Successful ballot initiatives often cost millions of dollars. Sensible Florida may have trouble raising the money it needs. A law passed by the Legislature earlier this year limits individual campaign contributions to groups backing or opposing ballot initiatives to $3,000 — until the proposal is cleared for the ballot.

Minardi noted that the law is the subject of at least one legal challenge.

The court’s ruling Thursday is the latest in a string of defeats for advocates of expanded cannabis access. In April, the court defeated a different, industry-backed marijuana legalization initiative, ruling that it, too, was misleading. And in May, justices found Florida’s medical marijuana regulations to be constitutional — a blow to smaller businesses hoping to enter the heavily regulated industry.
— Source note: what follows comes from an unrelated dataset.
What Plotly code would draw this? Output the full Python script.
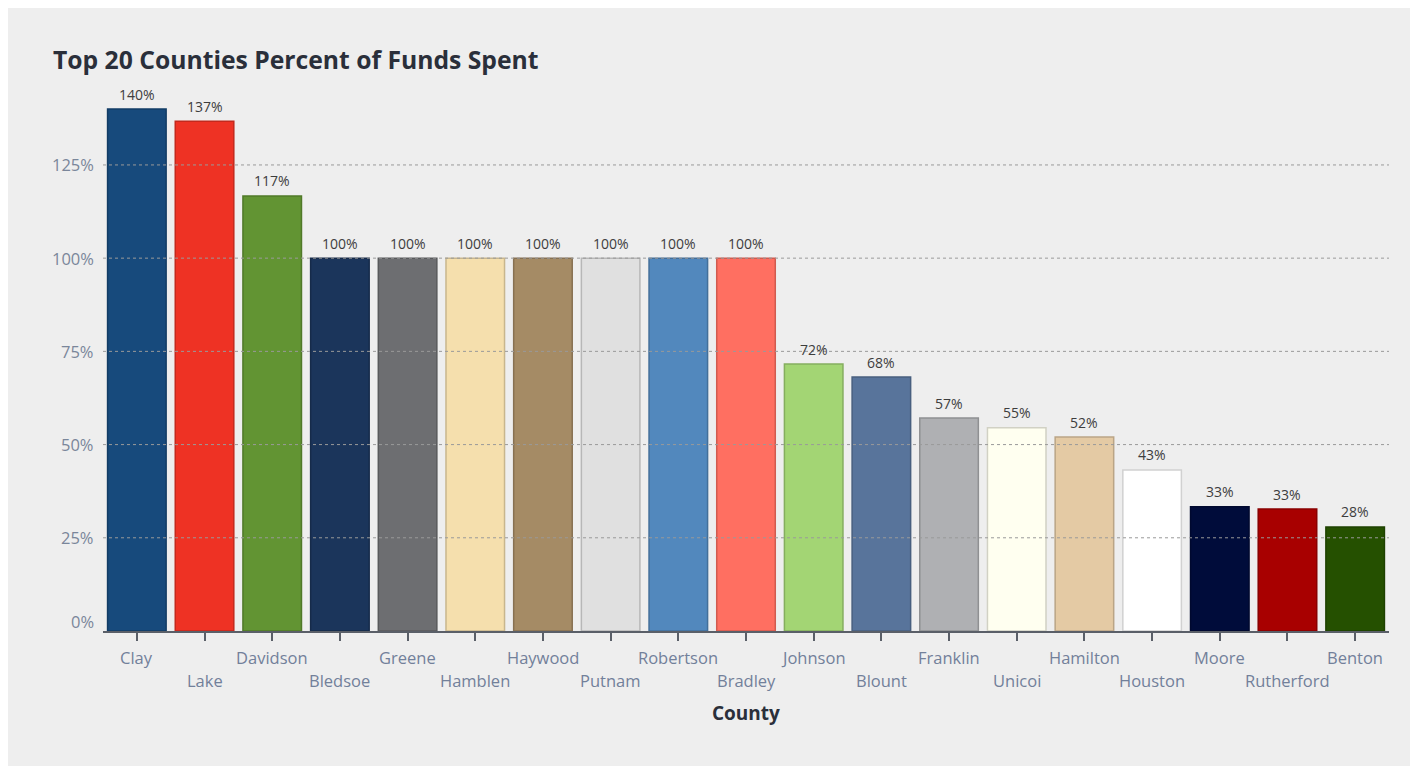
import plotly.graph_objects as go

counties = ["Clay", "Lake", "Davidson", "Bledsoe", "Greene", "Hamblen", "Haywood",
            "Putnam", "Robertson", "Bradley", "Johnson", "Blount", "Franklin",
            "Unicoi", "Hamilton", "Houston", "Moore", "Rutherford", "Benton"]
pct_spent = [1.40, 1.367, 1.167, 1.00, 1.00, 1.00, 1.00, 1.00, 1.00, 1.00,
             0.716, 0.681, 0.571, 0.545, 0.52, 0.432, 0.333, 0.327, 0.279]
bar_colors = ["#174a7c", "#ee3224", "#629433", "#1b355b", "#6d6e71", "#f5dfad",
              "#a58b65", "#e0e0e0", "#5288bd", "#ff6f61", "#a3d574", "#58749b",
              "#afb0b3", "#fffff0", "#e4caa4", "#ffffff", "#000c3a", "#a80000",
              "#255000"]
y_ticks = [0, 0.25, 0.50, 0.75, 1.00, 1.25]
y_tick_labels = ["0%", "25%", "50%", "75%", "100%", "125%"]


def darken(hexc, f=0.82):
    h = hexc.lstrip("#")
    r, g, b = (int(h[i:i + 2], 16) for i in (0, 2, 4))
    return "#%02x%02x%02x" % (int(r * f), int(g * f), int(b * f))


W, H = 1409, 758
ML, MR, MT, MB = 95, 28, 82, 135

fig = go.Figure()
fig.add_trace(go.Bar(
    x=counties, y=pct_spent,
    marker=dict(color=bar_colors,
                line=dict(color=[darken(c) for c in bar_colors], width=1.5)),
    hoverinfo="x+y",
))

annotations = []
# data labels
for c, v in zip(counties, pct_spent):
    annotations.append(dict(x=c, y=v, xref="x", yref="y", text=f"{round(v * 100)}%",
                            showarrow=False, yanchor="middle", yshift=15,
                            font=dict(family="Open Sans", size=14, color="#3d3d3d")))
# x category labels, staggered
for i, c in enumerate(counties):
    annotations.append(dict(x=c, y=0, xref="x", yref="y", text=c, showarrow=False,
                            yanchor="middle", yshift=-26 if i % 2 == 0 else -49,
                            font=dict(family="Open Sans", size=16.5, color="#72809a")))
# y tick labels
for t, lab in zip(y_ticks, y_tick_labels):
    annotations.append(dict(x=0, y=t, xref="paper", yref="y", text=lab, showarrow=False,
                            xanchor="right", yanchor="middle", xshift=-7,
                            yshift=10 if t == 0 else 0,
                            font=dict(family="Open Sans", size=16.5, color="#7a869a")))
# axis title
annotations.append(dict(x=0.5, y=0, xref="paper", yref="paper", text="<b>County</b>",
                        showarrow=False, yanchor="middle", yshift=-82,
                        font=dict(family="Open Sans", size=19, color="#2a2f3a")))

shapes = []
for t in y_ticks[1:]:
    shapes.append(dict(type="line", xref="paper", yref="y", x0=0, x1=1.0, y0=t, y1=t,
                       line=dict(color="#9a9a9a", width=1, dash="dot"), layer="above"))

fig.update_layout(
    width=W, height=H,
    margin=dict(l=ML, r=MR, t=MT, b=MB),
    paper_bgcolor="#eeeeee", plot_bgcolor="#eeeeee",
    bargap=0.135,
    showlegend=False,
    title=dict(text="<b>Top 20 Counties Percent of Funds Spent</b>",
               x=45 / W, xref="container", xanchor="left",
               y=1 - 52 / H, yref="container", yanchor="middle",
               font=dict(family="Open Sans", size=24.7, color="#2a2f3a")),
    xaxis=dict(showticklabels=False, ticks="outside", ticklen=8, tickwidth=2,
               tickcolor="#5a5f68", showline=True, linecolor="#5a5f68", linewidth=2,
               showgrid=False, layer="above traces", range=[-0.5, len(counties) - 0.5]),
    yaxis=dict(range=[0, 1.451], showticklabels=False, showgrid=False,
               zeroline=False, tickvals=y_ticks),
    annotations=annotations,
    shapes=shapes,
)

fig.write_html("out.html")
Charlie Crist, the Democratic congressman who hopes to challenge DeSantis in the 2022 governor’s race, blasted the court’s decision on Twitter.

“The Florida Supreme Court that @GovRonDeSantis packed with partisan judges just denied another ballot initiative to let Floridians vote on legalizing marijuana. This is wrong. Legalization should be up to the people of Florida,” Crist tweeted.

When he was governor, Crist appointed Canady and Polston, who sided with the majority, to the Supreme Court. Crist also appointed Jorge Labarga, who dissented in this case.

The Florida Chamber of Commerce celebrated the court’s ruling.

“We applaud the Court for...protecting voters from efforts to obscure the initiative’s true purpose, unlimited marijuana for all,” the chamber’s president and CEO Mark Wilson said in a statement.